Efficient Complex-Valued Vision Transformers for MRI Classification Directly from k-Space
Moritz Rempe, Lukas T. Rotkopf, Marco Schlimbach, Helmut Becker, Fabian Hörst, Johannes Haubold, Philipp Dammann, Kevin Kröninger, Jens Kleesiek
TL;DR
This work tackles the challenge of MRI classification by operating directly on raw, undersampled k-Space data, thereby preserving phase information often discarded in image-domain analyses. It introduces kViT, a fully complex-valued Vision Transformer that uses radial k-Space patching and complex-valued embeddings to model the global, non-local structure of frequency data. The approach achieves competitive classification performance against image-domain baselines while drastically reducing VRAM requirements (up to 68× in some settings) and demonstrating robustness to high undersampling across multiple datasets.
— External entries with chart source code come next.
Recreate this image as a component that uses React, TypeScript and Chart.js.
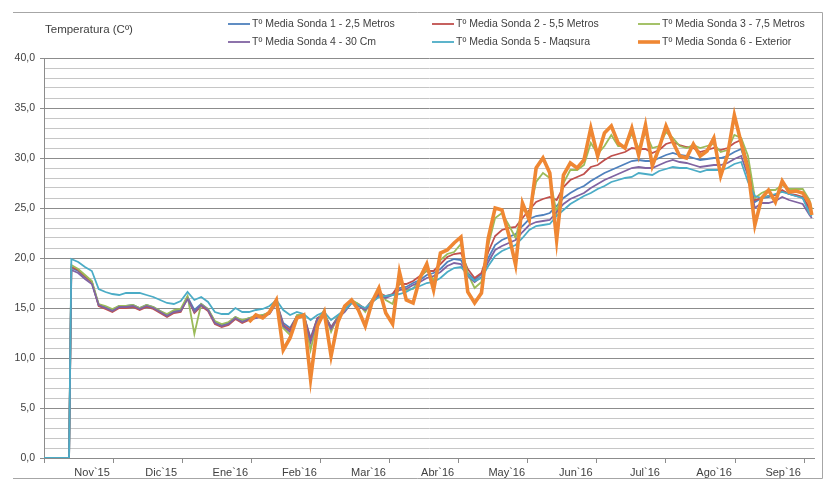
import React, { useEffect, useRef } from 'react';
import { Chart, registerables } from 'chart.js';

Chart.register(...registerables);

// Days counted from the start of the x axis (early October 2015)
const days = [
  0, 11,
  12, 15, 18, 21, 24, 27, 30, 33, 36, 39,
  42, 45, 48, 51, 54, 57, 60, 63, 66, 69,
  72, 75, 78, 81, 84, 87, 90, 93, 96, 99,
  102, 105, 108, 111, 114, 117, 120, 123, 126, 129,
  132, 135, 138, 141, 144, 147, 150, 153, 156, 159,
  162, 165, 168, 171, 174, 177, 180, 183, 186, 189,
  192, 195, 198, 201, 204, 207, 210, 213, 216, 219,
  222, 225, 228, 231, 234, 237, 240, 243, 246, 249,
  252, 255, 258, 261, 264, 267, 270, 273, 276, 279,
  282, 285, 288, 291, 294, 297, 300, 303, 306, 309,
  312, 315, 318, 321, 324, 327, 330, 333, 336,
  337,
];

const sonda1 = [
  0, 0,
  19.0, 18.7, 18.1, 17.6, 15.3, 15.1, 14.8, 15.2, 15.2, 15.3,
  15.0, 15.3, 15.1, 14.7, 14.3, 14.7, 14.8, 16.1, 14.8, 15.4,
  14.9, 13.6, 13.3, 13.5, 14.1, 13.7, 14.0, 14.1, 14.3, 14.5,
  15.6, 13.5, 13.0, 14.2, 14.3, 12.0, 14.0, 14.4, 13.1, 14.1,
  14.7, 15.6, 15.3, 14.9, 15.7, 16.3, 16.1, 16.4, 17.0, 17.1,
  17.5, 17.8, 18.3, 18.5, 18.9, 19.6, 19.9, 19.8, 18.5, 17.8,
  18.4, 20.0, 21.3, 21.8, 22.1, 22.4, 23.2, 23.9, 24.2, 24.3,
  24.5, 25.2, 26.0, 26.5, 26.9, 27.2, 27.7, 28.1, 28.5, 28.8,
  29.1, 29.4, 29.7, 29.8, 29.7, 29.7, 30.0, 30.3, 30.5, 30.3,
  30.2, 30.0, 29.8, 29.9, 30.0, 30.0, 30.2, 30.6, 30.9, 28.8,
  25.6, 26.0, 26.1, 26.3, 26.7, 26.4, 26.2, 26.0, 24.8,
  24.4,
];

const sonda2 = [
  0, 0,
  19.1, 18.8, 18.2, 17.6, 15.2, 14.9, 14.6, 15.0, 15.0, 15.1,
  14.8, 15.1, 14.9, 14.5, 14.1, 14.5, 14.6, 16.0, 14.5, 15.2,
  14.7, 13.4, 13.1, 13.3, 13.9, 13.5, 13.8, 14.0, 14.2, 14.5,
  15.6, 13.3, 12.8, 14.2, 14.3, 11.8, 14.0, 14.4, 13.0, 14.1,
  14.8, 15.7, 15.4, 14.9, 15.8, 16.5, 16.2, 16.4, 17.4, 17.4,
  17.7, 18.2, 18.7, 18.7, 19.4, 20.1, 20.4, 20.5, 18.9, 18.0,
  18.5, 20.6, 22.2, 22.8, 23.0, 23.1, 24.0, 24.8, 25.6, 25.9,
  26.1, 25.8, 27.1, 27.8, 28.1, 28.4, 29.1, 29.3, 29.8, 30.2,
  30.4, 30.6, 31.0, 30.9, 30.9, 30.5, 30.8, 31.4, 31.6, 31.3,
  31.1, 31.0, 30.6, 30.8, 31.0, 30.8, 31.0, 31.5, 31.8, 29.3,
  25.8, 26.0, 26.2, 26.3, 26.8, 26.4, 26.3, 26.1, 25.0,
  24.4,
];

const sonda3 = [
  0, 0,
  19.3, 18.9, 18.3, 17.7, 15.4, 15.2, 14.9, 15.2, 15.2, 15.3,
  15.0, 15.3, 15.1, 14.7, 14.4, 14.8, 14.9, 16.2, 12.4, 15.4,
  14.9, 13.7, 13.4, 13.6, 14.1, 13.8, 14.0, 14.2, 14.3, 14.6,
  15.6, 13.0, 12.3, 14.3, 14.4, 10.8, 13.8, 14.8, 12.6, 14.2,
  14.9, 15.8, 15.4, 14.6, 15.8, 16.8, 15.8, 15.4, 17.6, 16.8,
  16.9, 18.0, 18.8, 17.8, 19.8, 20.4, 20.6, 21.4, 18.4, 17.0,
  17.6, 21.3, 24.0, 24.5, 23.3, 22.0, 24.8, 24.5, 27.6, 28.5,
  28.0, 24.5, 27.5, 28.8, 28.8, 29.3, 31.5, 30.4, 31.2, 32.3,
  31.2, 31.2, 32.4, 31.0, 32.5, 31.0, 31.2, 32.6, 32.0, 31.2,
  31.0, 31.3, 31.0, 31.2, 31.4, 30.6, 30.8, 32.3, 32.0, 30.2,
  26.0, 26.5, 26.8, 26.8, 27.3, 26.9, 26.9, 26.9, 25.8,
  24.9,
];

const sonda4 = [
  0, 0,
  18.8, 18.5, 17.9, 17.4, 15.3, 15.0, 14.7, 15.1, 15.1, 15.2,
  14.9, 15.2, 15.0, 14.6, 14.2, 14.6, 14.7, 15.9, 14.6, 15.3,
  14.8, 13.5, 13.2, 13.4, 14.0, 13.6, 13.9, 14.0, 14.2, 14.4,
  15.5, 13.2, 12.6, 14.1, 14.2, 11.6, 13.9, 14.3, 12.9, 14.0,
  14.6, 15.5, 15.2, 14.8, 15.6, 16.2, 16.0, 16.3, 16.8, 16.9,
  17.3, 17.6, 18.0, 18.2, 18.6, 19.2, 19.5, 19.4, 18.2, 17.6,
  18.1, 19.6, 20.8, 21.2, 21.5, 21.8, 22.6, 23.3, 23.6, 23.7,
  23.8, 24.6, 25.4, 25.9, 26.2, 26.5, 27.0, 27.4, 27.8, 28.1,
  28.4, 28.7, 29.0, 29.1, 29.0, 29.0, 29.3, 29.6, 29.8, 29.6,
  29.5, 29.3, 29.1, 29.2, 29.3, 29.3, 29.5, 29.9, 30.2, 28.2,
  25.0, 25.5, 25.5, 25.7, 26.1, 25.8, 25.6, 25.4, 24.3,
  24.0,
];

const sonda5 = [
  0, 0,
  19.9, 19.6, 19.1, 18.7, 16.9, 16.6, 16.4, 16.3, 16.5, 16.5,
  16.5, 16.3, 16.1, 15.8, 15.5, 15.4, 15.7, 16.6, 15.8, 16.1,
  15.6, 14.6, 14.4, 14.4, 15.0, 14.6, 14.6, 14.8, 14.9, 15.2,
  15.8, 14.8, 14.3, 14.6, 14.4, 13.8, 14.3, 14.6, 13.8, 14.3,
  14.8, 15.5, 15.3, 15.0, 15.6, 16.1, 16.2, 16.3, 16.4, 16.6,
  17.0, 17.2, 17.5, 17.6, 18.0, 18.6, 19.0, 19.1, 18.3, 17.7,
  18.0, 19.2, 20.2, 20.7, 21.0, 21.3, 22.0, 22.8, 23.2, 23.3,
  23.4, 24.2, 24.8, 25.4, 25.8, 26.2, 26.5, 26.9, 27.2, 27.6,
  27.8, 28.0, 28.1, 28.5, 28.4, 28.3, 28.7, 28.9, 29.1, 29.0,
  29.0, 28.8, 28.6, 28.8, 28.8, 28.8, 29.0, 29.4, 29.6, 27.6,
  26.2, 26.0, 26.2, 26.4, 26.6, 26.4, 26.2, 26.0, 24.4,
  24.2,
];

const sonda6 = [
  null, null,
  null, null, null, null, null, null, null, null, null, null,
  null, null, null, null, null, null, null, null, null, null,
  null, null, null, null, null, null, 13.6, 14.3, 14.0, 14.6,
  15.8, 10.8, 12.0, 14.0, 14.3, 7.9, 13.2, 14.6, 10.2, 13.6,
  15.2, 15.8, 14.8, 13.2, 15.6, 17.0, 14.5, 13.4, 18.6, 15.8,
  15.5, 18.0, 19.4, 16.8, 20.5, 20.8, 21.5, 22.1, 16.6, 15.5,
  16.5, 22.0, 25.0, 24.8, 22.3, 19.3, 25.5, 23.8, 29.0, 30.0,
  28.5, 21.8, 28.3, 29.5, 29.0, 29.8, 33.0, 30.2, 32.5, 33.2,
  31.5, 31.0, 33.0, 30.3, 33.3, 29.2, 31.0, 33.2, 31.6, 30.2,
  30.0, 31.4, 30.2, 30.7, 32.0, 28.2, 30.3, 34.3, 31.5, 28.8,
  23.3, 26.0, 26.8, 25.6, 27.7, 26.6, 26.7, 26.5, 25.5,
  24.3,
];

const seriesLabels = [
  'Tº Media Sonda 1 - 2,5 Metros',
  'Tº Media Sonda 2 - 5,5 Metros',
  'Tº Media Sonda 3 - 7,5 Metros',
  'Tº Media Sonda 4 - 30 Cm',
  'Tº Media Sonda 5 - Maqsura',
  'Tº Media Sonda 6 - Exterior',
];

const monthLabels = ['', 'Nov`15', 'Dic`15', 'Ene`16', 'Feb`16', 'Mar`16', 'Abr`16', 'May`16', 'Jun`16', 'Jul`16', 'Ago`16', 'Sep`16'];
const monthStep = 30.33;
const axisTitle = 'Temperatura (Cº)';

const colors = ['#4F81BD', '#C0504D', '#9BBB59', '#8064A2', '#4BACC6', '#EF8733'];
const widths = [1.8, 1.8, 1.8, 1.8, 1.8, 3.6];

const FONT = '"Liberation Sans", Arial, sans-serif';
const TEXT = '#404040';

const decor = {
  id: 'decor',
  afterDraw(chart: any) {
    const ctx = chart.ctx;
    ctx.save();
    ctx.strokeStyle = '#a6a6a6';
    ctx.lineWidth = 1;
    ctx.beginPath();
    ctx.moveTo(13, 12.5);
    ctx.lineTo(822.5, 12.5);
    ctx.lineTo(822.5, 478.5);
    ctx.lineTo(13, 478.5);
    ctx.stroke();

    ctx.fillStyle = TEXT;
    ctx.font = '11.5px ' + FONT;
    ctx.textBaseline = 'middle';
    ctx.textAlign = 'left';
    ctx.fillText(axisTitle, 45, 30);

    const colX = [228, 432, 638];
    const rowY = [24, 42];
    ctx.font = '10.5px ' + FONT;
    chart.data.datasets.forEach((ds: any, i: number) => {
      const x = colX[i % 3];
      const y = rowY[Math.floor(i / 3)];
      ctx.strokeStyle = ds.borderColor;
      ctx.lineWidth = ds.borderWidth;
      ctx.beginPath();
      ctx.moveTo(x, y);
      ctx.lineTo(x + 22, y);
      ctx.stroke();
      ctx.fillStyle = TEXT;
      ctx.fillText(ds.label, x + 24, y);
    });
    ctx.restore();
  },
};

export default function App() {
  const ref = useRef<HTMLCanvasElement>(null);
  useEffect(() => {
    if (!ref.current) return;
    const all = [sonda1, sonda2, sonda3, sonda4, sonda5, sonda6];
    const datasets = all.map((s, k) => ({
      label: seriesLabels[k],
      data: days.map((d, i) => ({ x: d, y: s[i] })),
      borderColor: colors[k],
      backgroundColor: colors[k],
      borderWidth: widths[k],
      pointRadius: 0,
      tension: 0,
      fill: false,
      order: 6 - k,
      spanGaps: false,
    }));
    const chart = new Chart(ref.current, {
      type: 'line',
      data: { datasets },
      options: {
        animation: false,
        responsive: true,
        maintainAspectRatio: false,
        layout: { padding: { left: 0, right: 10, top: 58, bottom: 0 } },
        plugins: { legend: { display: false }, tooltip: { enabled: false } },
        scales: {
          x: {
            type: 'linear',
            min: 0,
            max: 338,
            afterBuildTicks: (scale: any) => {
              scale.ticks = monthLabels.map((_, i) => ({ value: i * monthStep }));
            },
            afterFit: (scale: any) => { scale.height = 22; },
            ticks: {
              autoSkip: false,
              maxRotation: 0,
              labelOffset: -21,
              padding: 3,
              color: TEXT,
              font: { family: FONT, size: 11 },
              callback: (_v: any, i: number) => monthLabels[i] ?? '',
            },
            grid: { drawOnChartArea: false, drawTicks: true, tickLength: 5, tickColor: '#8c8c8c' },
            border: { color: '#8c8c8c', width: 1 },
          },
          y: {
            min: 0,
            max: 40,
            afterFit: (scale: any) => { scale.width = 44; },
            ticks: {
              stepSize: 1,
              autoSkip: false,
              padding: 5,
              color: TEXT,
              font: { family: FONT, size: 10.5 },
              callback: (v: any) => (Number(v) % 5 === 0 ? Number(v).toFixed(1).replace('.', ',') : ''),
            },
            grid: {
              color: (c: any) => (c.tick && c.tick.value % 5 === 0 ? '#8c8c8c' : '#c6c6c6'),
              tickColor: (c: any) => (c.tick && c.tick.value % 5 === 0 ? '#8c8c8c' : 'rgba(0,0,0,0)'),
              tickLength: 4,
              lineWidth: 1,
            },
            border: { color: '#8c8c8c', width: 1 },
          },
        },
      },
      plugins: [decor],
    });
    return () => chart.destroy();
  }, []);
  return (
    <div style={{ position: 'absolute', left: 0, top: 0, width: 825, height: 480, background: '#fff' }}>
      <canvas ref={ref} />
    </div>
  );
}
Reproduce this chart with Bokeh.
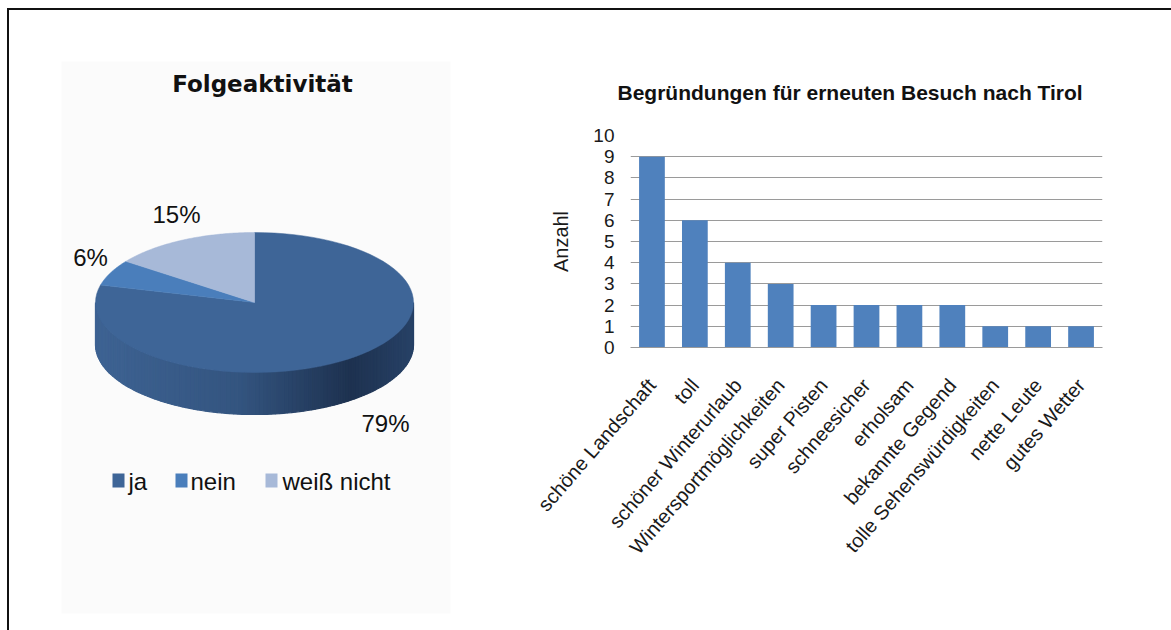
import numpy as np
from bokeh.plotting import figure
from bokeh.layouts import row
from bokeh.models import Range1d, FactorRange, FixedTicker, ColumnDataSource
from bokeh.core.properties import value
from bokeh.embed import file_html
from bokeh.resources import INLINE

# ---------------- data ----------------
pie_title = "Folgeaktivität"
pie_labels = ["ja", "nein", "weiß nicht"]
pie_values = [79, 6, 15]
pie_colors = ["#3e6597", "#4a7ebb", "#a7b9d8"]

bar_title = "Begründungen für erneuten Besuch nach Tirol"
categories = ["schöne Landschaft", "toll", "schöner Winterurlaub",
              "Wintersportmöglichkeiten", "super Pisten", "schneesicher",
              "erholsam", "bekannte Gegend", "tolle Sehenswürdigkeiten",
              "nette Leute", "gutes Wetter"]
counts = [9, 6, 4, 3, 2, 2, 2, 2, 1, 1, 1]
y_ticks = list(range(0, 11))
y_label = "Anzahl"

# ---------------- layout constants (page pixels) ----------------
OX, OY = 9, 10           # top-left of content (after border)
H = 620
PW = 511
BW = 651

# pie geometry
CX, CY, RX, RY, DEPTH = 254, 302, 159, 70, 42

# ---------------- pie figure ----------------
pie = figure(width=PW, height=H, x_range=Range1d(OX, OX + PW),
             y_range=Range1d(OY + H, OY), x_axis_type=None, y_axis_type=None,
             toolbar_location=None, output_backend="svg", min_border=0,
             outline_line_color=None, background_fill_color="white",
             border_fill_color="white")
pie.frame_align = False
pie.grid.visible = False

# light panel
pie.quad(left=[61], right=[450], top=[61], bottom=[613],
         fill_color="#fbfbfb", line_color=None)

def ell(t_deg, dy=0.0):
    t = np.deg2rad(t_deg)
    return CX + RX * np.sin(t), CY - RY * np.cos(t) + dy

# side (front half) with shading gradient
stops_f = [0.0, 0.45, 0.8, 1.0]
stops_c = [(62, 99, 147), (52, 85, 128), (30, 50, 80), (40, 66, 103)]
def shade(f):
    r = int(np.interp(f, stops_f, [c[0] for c in stops_c]))
    g = int(np.interp(f, stops_f, [c[1] for c in stops_c]))
    b = int(np.interp(f, stops_f, [c[2] for c in stops_c]))
    return "#%02x%02x%02x" % (r, g, b)

N = 120
ts = np.linspace(90, 270, N + 1)
sx, sy, sc = [], [], []
for i in range(N):
    x0, y0 = ell(ts[i]); x1, y1 = ell(ts[i + 1])
    sx.append([x0, x1, x1, x0])
    sy.append([y0, y1, y1 + DEPTH, y0 + DEPTH])
    f = ((x0 + x1) / 2 - (CX - RX)) / (2 * RX)
    sc.append(shade(f))
pie.patches(xs=sx, ys=sy, fill_color=sc, line_color=sc, line_width=1.2)

# top slices (clockwise from 12 o'clock)
total = float(sum(pie_values))
cum = np.concatenate([[0.0], np.cumsum(pie_values) / total * 360.0])
xs, ys = [], []
for i in range(len(pie_values)):
    tt = np.linspace(cum[i], cum[i + 1], 80)
    ex, ey = ell(tt)
    xs.append([CX] + list(ex))
    ys.append([CY] + list(ey))
pie.patches(xs=xs, ys=ys, fill_color=pie_colors, line_color=pie_colors, line_width=0.5)

# percent labels
pct = ["%d%%" % round(v / total * 100) for v in pie_values]
lab_x = [385, 90, 176]
lab_y = [423, 257, 214]
pie.text(x=lab_x, y=lab_y, text=pct, text_align="center", text_baseline="middle",
         text_font=value("Liberation Sans"), text_font_size="24px", text_color="#111111")

# title
pie.text(x=[262], y=[83], text=[pie_title], text_align="center", text_baseline="middle",
         text_font=value("DejaVu Sans"), text_font_style="bold",
         text_font_size="23px", text_color="#111111")

# legend
sq_x = [118, 181, 271]
tx_x = [128, 190, 282]
LY = 480
pie.rect(x=sq_x, y=[LY] * 3, width=12, height=14, fill_color=pie_colors, line_color=None)
pie.text(x=tx_x, y=[LY + 1] * 3, text=pie_labels, text_align="left", text_baseline="middle",
         text_font=value("Liberation Sans"), text_font_size="24px", text_color="#111111")

# ---------------- bar figure ----------------
bar = figure(width=BW, height=H, x_range=FactorRange(*categories, range_padding=0),
             y_range=Range1d(0, 10), toolbar_location=None, output_backend="svg",
             min_border_left=110, min_border_right=BW - 110 - 472, min_border_top=125,
             min_border_bottom=H - 125 - 212, outline_line_color=None,
             background_fill_color="white", border_fill_color="white",
             title=bar_title)
bar.frame_align = False
bar.title.align = "left"
bar.title.offset = -13
bar.title.text_font = "Liberation Sans"
bar.title.text_font_size = "21px"
bar.title.text_font_style = "bold"
bar.title.text_color = "#111111"
bar.title.standoff = 64

src = ColumnDataSource(dict(cat=categories, n=counts))
bar.vbar(x="cat", top="n", width=0.6, source=src, fill_color="#4f81bd", line_color=None)

bar.xgrid.visible = False
bar.ygrid.grid_line_color = "#9a9a9a"
bar.ygrid.grid_line_width = 1
bar.yaxis.ticker = FixedTicker(ticks=y_ticks)
bar.yaxis.axis_line_color = None
bar.yaxis.major_tick_line_color = None
bar.yaxis.minor_tick_line_color = None
bar.yaxis.major_label_standoff = 10
bar.yaxis.major_label_text_font = "Liberation Sans"
bar.yaxis.major_label_text_font_size = "19px"
bar.yaxis.major_label_text_color = "#1a1a1a"
bar.yaxis.axis_label = y_label
bar.yaxis.axis_label_text_font = "Liberation Sans"
bar.yaxis.axis_label_text_font_size = "20px"
bar.yaxis.axis_label_text_font_style = "normal"
bar.yaxis.axis_label_text_color = "#1a1a1a"
bar.yaxis.axis_label_standoff = 18

bar.xaxis.axis_line_color = "#9a9a9a"
bar.xaxis.major_tick_line_color = None
bar.xaxis.minor_tick_line_color = None
bar.xaxis.major_label_orientation = np.deg2rad(49)
bar.xaxis.major_label_standoff = 28
bar.xaxis.major_label_text_font = "Liberation Sans"
bar.xaxis.major_label_text_font_size = "20px"
bar.xaxis.major_label_text_color = "#1a1a1a"

layout = row(pie, bar, styles={"border-left": "2px solid #111111",
                               "border-top": "2px solid #111111",
                               "border-right": "0px none",
                               "border-bottom": "0px none",
                               "margin-left": "7px", "margin-top": "8px"})

open("out.html", "w").write(file_html(layout, INLINE))
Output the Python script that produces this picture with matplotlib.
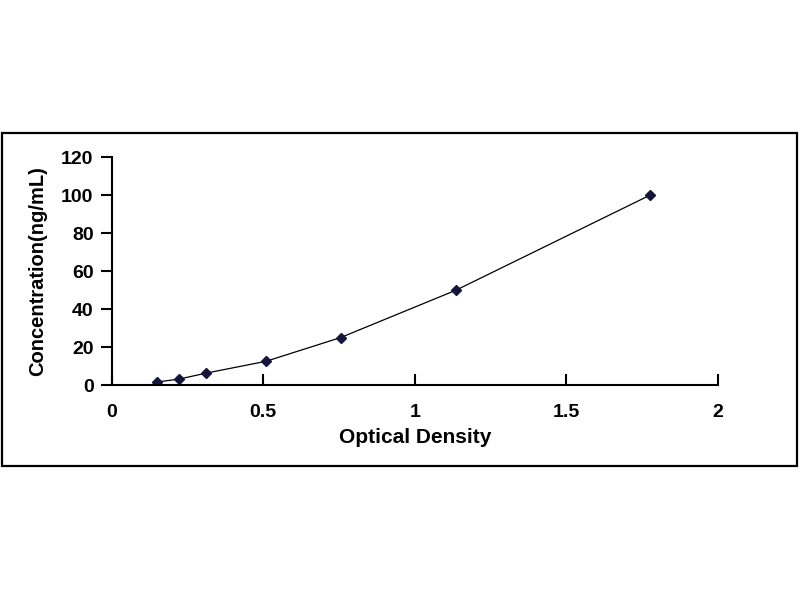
import matplotlib
matplotlib.use("Agg")
import matplotlib.pyplot as plt
from matplotlib.patches import Rectangle

# Standard curve data
optical_density = [0.148, 0.222, 0.311, 0.509, 0.755, 1.136, 1.775]
concentration = [1.56, 3.12, 6.25, 12.5, 25, 50, 100]

x_ticks = [0, 0.5, 1, 1.5, 2]
x_tick_labels = ["0", "0.5", "1", "1.5", "2"]
y_ticks = [0, 20, 40, 60, 80, 100, 120]

plt.rcParams['font.family'] = ['Liberation Sans', 'DejaVu Sans']
plt.rcParams['font.weight'] = 'bold'

fig = plt.figure(figsize=(8, 6), dpi=100)
fig.patches.append(Rectangle((2 / 800, 134 / 600), 795 / 800, 333 / 600,
                             transform=fig.transFigure, fill=False,
                             edgecolor='black', linewidth=1.6))

ax = fig.add_axes([0.1396, 0.3583, 0.7579, 0.3795])
ax.plot(optical_density, concentration, color='black', linewidth=0.9,
        marker='D', markersize=5, markerfacecolor='#14143c',
        markeredgecolor='#14143c')

ax.set_xlim(0, 2)
ax.set_ylim(0, 120)
ax.set_xticks(x_ticks)
ax.set_xticklabels(x_tick_labels)
ax.set_yticks(y_ticks)

for side in ['top', 'right']:
    ax.spines[side].set_visible(False)
for side in ['left', 'bottom']:
    ax.spines[side].set_linewidth(1.5)

ax.tick_params(axis='x', direction='in', length=8, width=1.5, pad=14, labelsize=14)
ax.tick_params(axis='y', direction='out', length=8, width=1.5, pad=5, labelsize=14)

ax.set_xlabel('Optical Density', fontsize=15, fontweight='bold', labelpad=5)
ax.set_ylabel('Concentration(ng/mL)', fontsize=14.5, fontweight='bold', labelpad=10)

fig.savefig('out.png', dpi=100)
These results suggest a practical, resource-efficient pathway for direct-from-scanner AI in MRI, with potential benefits for faster protocols and broader accessibility in clinical settings.
Abstract
Deep learning applications in Magnetic Resonance Imaging (MRI) predominantly operate on reconstructed magnitude images, a process that discards phase information and requires computationally expensive transforms. Standard neural network architectures rely on local operations (convolutions or grid-patches) that are ill-suited for the global, non-local nature of raw frequency-domain (k-Space) data. In this work, we propose a novel complex-valued Vision Transformer (kViT) designed to perform classification directly on k-Space data. To bridge the geometric disconnect between current architectures and MRI physics, we introduce a radial k-Space patching strategy that respects the spectral energy distribution of the frequency-domain. Extensive experiments on the fastMRI and in-house datasets demonstrate that our approach achieves classification performance competitive with state-of-the-art image-domain baselines (ResNet, EfficientNet, ViT). Crucially, kViT exhibits superior robustness to high acceleration factors and offers a paradigm shift in computational efficiency, reducing VRAM consumption during training by up to 68$\times$ compared to standard methods. This establishes a pathway for resource-efficient, direct-from-scanner AI analysis.